Omit all pictures, then retype the data exactly as given.

╭──

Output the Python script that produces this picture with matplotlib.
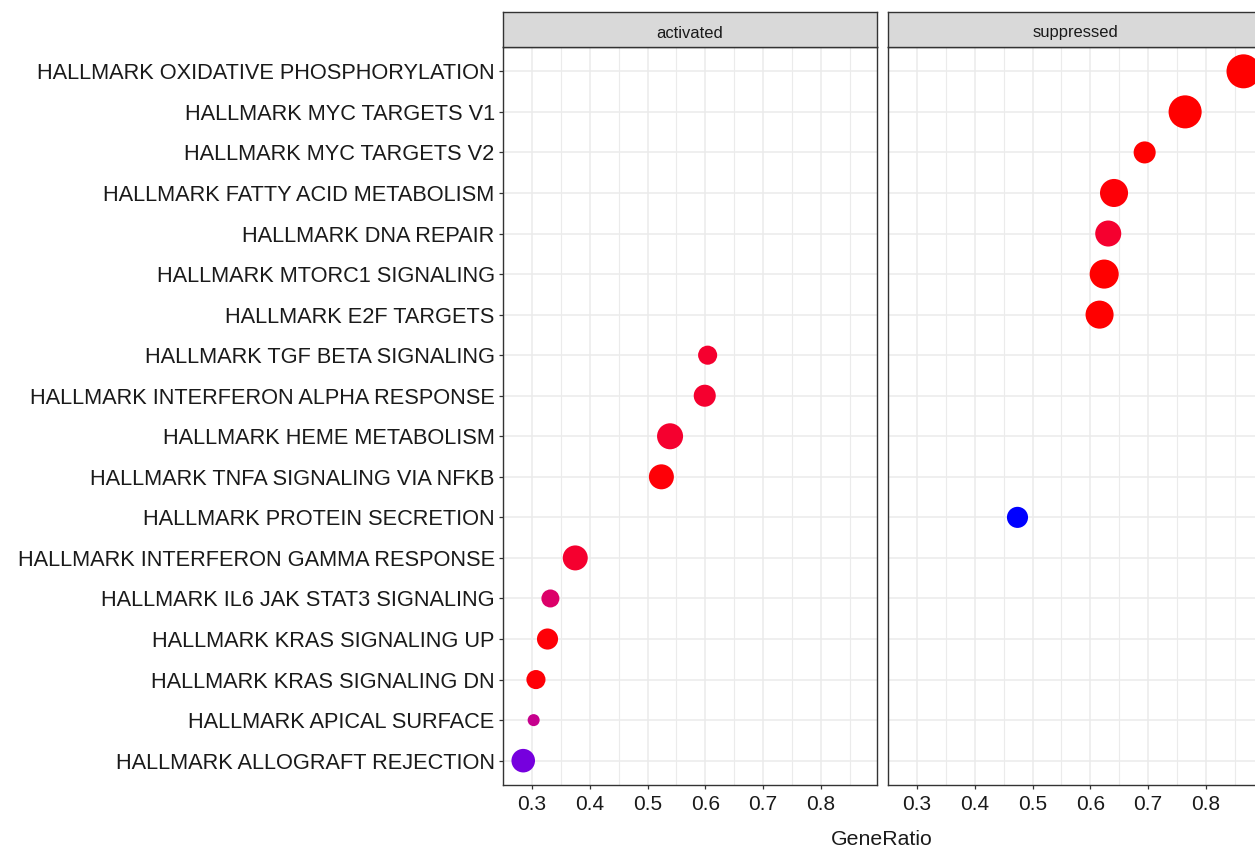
import numpy as np
import matplotlib.pyplot as plt
from matplotlib.colors import LinearSegmentedColormap, Normalize

plt.rcParams['font.family'] = ['Liberation Sans', 'DejaVu Sans']

# pathway order on the y axis, top to bottom
terms = [
    "HALLMARK OXIDATIVE PHOSPHORYLATION",
    "HALLMARK MYC TARGETS V1",
    "HALLMARK MYC TARGETS V2",
    "HALLMARK FATTY ACID METABOLISM",
    "HALLMARK DNA REPAIR",
    "HALLMARK MTORC1 SIGNALING",
    "HALLMARK E2F TARGETS",
    "HALLMARK TGF BETA SIGNALING",
    "HALLMARK INTERFERON ALPHA RESPONSE",
    "HALLMARK HEME METABOLISM",
    "HALLMARK TNFA SIGNALING VIA NFKB",
    "HALLMARK PROTEIN SECRETION",
    "HALLMARK INTERFERON GAMMA RESPONSE",
    "HALLMARK IL6 JAK STAT3 SIGNALING",
    "HALLMARK KRAS SIGNALING UP",
    "HALLMARK KRAS SIGNALING DN",
    "HALLMARK APICAL SURFACE",
    "HALLMARK ALLOGRAFT REJECTION",
]

# activated
act_terms = [
    "HALLMARK TGF BETA SIGNALING",
    "HALLMARK INTERFERON ALPHA RESPONSE",
    "HALLMARK HEME METABOLISM",
    "HALLMARK TNFA SIGNALING VIA NFKB",
    "HALLMARK INTERFERON GAMMA RESPONSE",
    "HALLMARK IL6 JAK STAT3 SIGNALING",
    "HALLMARK KRAS SIGNALING UP",
    "HALLMARK KRAS SIGNALING DN",
    "HALLMARK APICAL SURFACE",
    "HALLMARK ALLOGRAFT REJECTION",
]
act_ratio = [0.604, 0.599, 0.539, 0.524, 0.375, 0.332, 0.327, 0.307, 0.303, 0.285]
act_count = [63, 84, 117, 108, 108, 56, 77, 63, 25, 96]
act_padj = [0.005, 0.005, 0.005, 0.001, 0.005, 0.014, 0.001, 0.001, 0.020, 0.033]

# suppressed
sup_terms = [
    "HALLMARK OXIDATIVE PHOSPHORYLATION",
    "HALLMARK MYC TARGETS V1",
    "HALLMARK MYC TARGETS V2",
    "HALLMARK FATTY ACID METABOLISM",
    "HALLMARK DNA REPAIR",
    "HALLMARK MTORC1 SIGNALING",
    "HALLMARK E2F TARGETS",
    "HALLMARK PROTEIN SECRETION",
]
sup_ratio = [0.865, 0.764, 0.694, 0.641, 0.631, 0.624, 0.616, 0.474]
sup_count = [200, 189, 84, 136, 117, 146, 136, 77]
sup_padj = [0.0005, 0.0005, 0.0005, 0.001, 0.005, 0.0005, 0.0005, 0.038]

ticks = [0.3, 0.4, 0.5, 0.6, 0.7, 0.8]
xlim = (0.256, 0.897)


# red -> blue gradient interpolated in Lab space
WHITE = np.array([0.95047, 1.0, 1.08883])
M = np.array([[0.4124, 0.3576, 0.1805],
              [0.2126, 0.7152, 0.0722],
              [0.0193, 0.1192, 0.9505]])


def to_lab(rgb):
    c = np.array(rgb, dtype=float)
    lin = np.where(c <= 0.04045, c / 12.92, ((c + 0.055) / 1.055) ** 2.4)
    xyz = M @ lin / WHITE
    f = np.where(xyz > 0.008856, np.cbrt(xyz), 7.787 * xyz + 16 / 116)
    return np.array([116 * f[1] - 16, 500 * (f[0] - f[1]), 200 * (f[1] - f[2])])


def from_lab(lab):
    fy = (lab[0] + 16) / 116
    f = np.array([fy + lab[1] / 500, fy, fy - lab[2] / 200])
    xyz = np.where(f ** 3 > 0.008856, f ** 3, (f - 16 / 116) / 7.787) * WHITE
    lin = np.clip(np.linalg.inv(M) @ xyz, 0, 1)
    c = np.where(lin > 0.0031308, 1.055 * lin ** (1 / 2.4) - 0.055, 12.92 * lin)
    return np.clip(c, 0, 1)


lo, hi = to_lab([1, 0, 0]), to_lab([0, 0, 1])
cmap = LinearSegmentedColormap.from_list(
    "redblue", [from_lab(lo + (hi - lo) * t) for t in np.linspace(0, 1, 64)])
all_padj = act_padj + sup_padj
norm = Normalize(min(all_padj), max(all_padj))

fig = plt.figure(figsize=(12.55, 8.49), dpi=100)
W, H = 1255, 849
ypos = {t: i for i, t in enumerate(terms)}

panels = [
    ("activated", 503, act_terms, act_ratio, act_count, act_padj),
    ("suppressed", 888, sup_terms, sup_ratio, sup_count, sup_padj),
]
for k, (name, x0, tt, rr, cc, pp) in enumerate(panels):
    ax = fig.add_axes([x0 / W, 1 - 785 / H, 374 / W, 738 / H])
    ax.set_xlim(*xlim)
    ax.set_ylim(len(terms) - 1 + 0.6, -0.6)
    ax.set_xticks(ticks)
    ax.set_xticks(np.arange(0.25, 0.9, 0.1), minor=True)
    ax.set_yticks(range(len(terms)))
    ax.grid(True, which='major', color='#ebebeb', lw=1.1)
    ax.grid(True, which='minor', axis='x', color='#ebebeb', lw=0.8)
    ax.set_axisbelow(True)
    for s in ax.spines.values():
        s.set_color('#333333')
        s.set_linewidth(1.0)
    ax.tick_params(axis='x', which='major', length=3, width=0.9, color='#333333',
                   labelsize=15, pad=4, labelcolor='#1a1a1a')
    ax.tick_params(which='minor', length=0)
    if k == 0:
        ax.set_yticklabels(terms)
        ax.tick_params(axis='y', length=3, width=0.9, color='#333333',
                       labelsize=15.7, pad=3, labelcolor='#1a1a1a')
    else:
        ax.tick_params(axis='y', length=0, labelleft=False)

    ax.scatter(rr, [ypos[t] for t in tt], s=np.array(cc) * 3.0,
               c=cmap(norm(pp)), linewidths=0, zorder=3)

    # facet strip
    st = fig.add_axes([x0 / W, 1 - 47 / H, 374 / W, 35 / H])
    st.set_facecolor('#d9d9d9')
    st.set_xticks([])
    st.set_yticks([])
    for s in st.spines.values():
        s.set_color('#333333')
        s.set_linewidth(1.0)
    st.text(0.5, 0.4, name, ha='center', va='center', fontsize=11.9,
            color='#1a1a1a', transform=st.transAxes)

fig.text(882 / W, 1 - 845 / H, "GeneRatio", ha='center', va='baseline',
         fontsize=15.3, color='#1a1a1a')

fig.savefig("out.png", dpi=100)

╰──

RESPONSE:
Output the Python script that produces this picture with matplotlib.
import numpy as np
import matplotlib.pyplot as plt
from matplotlib.colors import LinearSegmentedColormap, Normalize

plt.rcParams['font.family'] = ['Liberation Sans', 'DejaVu Sans']

# pathway order on the y axis, top to bottom
terms = [
    "HALLMARK OXIDATIVE PHOSPHORYLATION",
    "HALLMARK MYC TARGETS V1",
    "HALLMARK MYC TARGETS V2",
    "HALLMARK FATTY ACID METABOLISM",
    "HALLMARK DNA REPAIR",
    "HALLMARK MTORC1 SIGNALING",
    "HALLMARK E2F TARGETS",
    "HALLMARK TGF BETA SIGNALING",
    "HALLMARK INTERFERON ALPHA RESPONSE",
    "HALLMARK HEME METABOLISM",
    "HALLMARK TNFA SIGNALING VIA NFKB",
    "HALLMARK PROTEIN SECRETION",
    "HALLMARK INTERFERON GAMMA RESPONSE",
    "HALLMARK IL6 JAK STAT3 SIGNALING",
    "HALLMARK KRAS SIGNALING UP",
    "HALLMARK KRAS SIGNALING DN",
    "HALLMARK APICAL SURFACE",
    "HALLMARK ALLOGRAFT REJECTION",
]

# activated
act_terms = [
    "HALLMARK TGF BETA SIGNALING",
    "HALLMARK INTERFERON ALPHA RESPONSE",
    "HALLMARK HEME METABOLISM",
    "HALLMARK TNFA SIGNALING VIA NFKB",
    "HALLMARK INTERFERON GAMMA RESPONSE",
    "HALLMARK IL6 JAK STAT3 SIGNALING",
    "HALLMARK KRAS SIGNALING UP",
    "HALLMARK KRAS SIGNALING DN",
    "HALLMARK APICAL SURFACE",
    "HALLMARK ALLOGRAFT REJECTION",
]
act_ratio = [0.604, 0.599, 0.539, 0.524, 0.375, 0.332, 0.327, 0.307, 0.303, 0.285]
act_count = [63, 84, 117, 108, 108, 56, 77, 63, 25, 96]
act_padj = [0.005, 0.005, 0.005, 0.001, 0.005, 0.014, 0.001, 0.001, 0.020, 0.033]

# suppressed
sup_terms = [
    "HALLMARK OXIDATIVE PHOSPHORYLATION",
    "HALLMARK MYC TARGETS V1",
    "HALLMARK MYC TARGETS V2",
    "HALLMARK FATTY ACID METABOLISM",
    "HALLMARK DNA REPAIR",
    "HALLMARK MTORC1 SIGNALING",
    "HALLMARK E2F TARGETS",
    "HALLMARK PROTEIN SECRETION",
]
sup_ratio = [0.865, 0.764, 0.694, 0.641, 0.631, 0.624, 0.616, 0.474]
sup_count = [200, 189, 84, 136, 117, 146, 136, 77]
sup_padj = [0.0005, 0.0005, 0.0005, 0.001, 0.005, 0.0005, 0.0005, 0.038]

ticks = [0.3, 0.4, 0.5, 0.6, 0.7, 0.8]
xlim = (0.256, 0.897)


# red -> blue gradient interpolated in Lab space
WHITE = np.array([0.95047, 1.0, 1.08883])
M = np.array([[0.4124, 0.3576, 0.1805],
              [0.2126, 0.7152, 0.0722],
              [0.0193, 0.1192, 0.9505]])


def to_lab(rgb):
    c = np.array(rgb, dtype=float)
    lin = np.where(c <= 0.04045, c / 12.92, ((c + 0.055) / 1.055) ** 2.4)
    xyz = M @ lin / WHITE
    f = np.where(xyz > 0.008856, np.cbrt(xyz), 7.787 * xyz + 16 / 116)
    return np.array([116 * f[1] - 16, 500 * (f[0] - f[1]), 200 * (f[1] - f[2])])


def from_lab(lab):
    fy = (lab[0] + 16) / 116
    f = np.array([fy + lab[1] / 500, fy, fy - lab[2] / 200])
    xyz = np.where(f ** 3 > 0.008856, f ** 3, (f - 16 / 116) / 7.787) * WHITE
    lin = np.clip(np.linalg.inv(M) @ xyz, 0, 1)
    c = np.where(lin > 0.0031308, 1.055 * lin ** (1 / 2.4) - 0.055, 12.92 * lin)
    return np.clip(c, 0, 1)


lo, hi = to_lab([1, 0, 0]), to_lab([0, 0, 1])
cmap = LinearSegmentedColormap.from_list(
    "redblue", [from_lab(lo + (hi - lo) * t) for t in np.linspace(0, 1, 64)])
all_padj = act_padj + sup_padj
norm = Normalize(min(all_padj), max(all_padj))

fig = plt.figure(figsize=(12.55, 8.49), dpi=100)
W, H = 1255, 849
ypos = {t: i for i, t in enumerate(terms)}

panels = [
    ("activated", 503, act_terms, act_ratio, act_count, act_padj),
    ("suppressed", 888, sup_terms, sup_ratio, sup_count, sup_padj),
]
for k, (name, x0, tt, rr, cc, pp) in enumerate(panels):
    ax = fig.add_axes([x0 / W, 1 - 785 / H, 374 / W, 738 / H])
    ax.set_xlim(*xlim)
    ax.set_ylim(len(terms) - 1 + 0.6, -0.6)
    ax.set_xticks(ticks)
    ax.set_xticks(np.arange(0.25, 0.9, 0.1), minor=True)
    ax.set_yticks(range(len(terms)))
    ax.grid(True, which='major', color='#ebebeb', lw=1.1)
    ax.grid(True, which='minor', axis='x', color='#ebebeb', lw=0.8)
    ax.set_axisbelow(True)
    for s in ax.spines.values():
        s.set_color('#333333')
        s.set_linewidth(1.0)
    ax.tick_params(axis='x', which='major', length=3, width=0.9, color='#333333',
                   labelsize=15, pad=4, labelcolor='#1a1a1a')
    ax.tick_params(which='minor', length=0)
    if k == 0:
        ax.set_yticklabels(terms)
        ax.tick_params(axis='y', length=3, width=0.9, color='#333333',
                       labelsize=15.7, pad=3, labelcolor='#1a1a1a')
    else:
        ax.tick_params(axis='y', length=0, labelleft=False)

    ax.scatter(rr, [ypos[t] for t in tt], s=np.array(cc) * 3.0,
               c=cmap(norm(pp)), linewidths=0, zorder=3)

    # facet strip
    st = fig.add_axes([x0 / W, 1 - 47 / H, 374 / W, 35 / H])
    st.set_facecolor('#d9d9d9')
    st.set_xticks([])
    st.set_yticks([])
    for s in st.spines.values():
        s.set_color('#333333')
        s.set_linewidth(1.0)
    st.text(0.5, 0.4, name, ha='center', va='center', fontsize=11.9,
            color='#1a1a1a', transform=st.transAxes)

fig.text(882 / W, 1 - 845 / H, "GeneRatio", ha='center', va='baseline',
         fontsize=15.3, color='#1a1a1a')

fig.savefig("out.png", dpi=100)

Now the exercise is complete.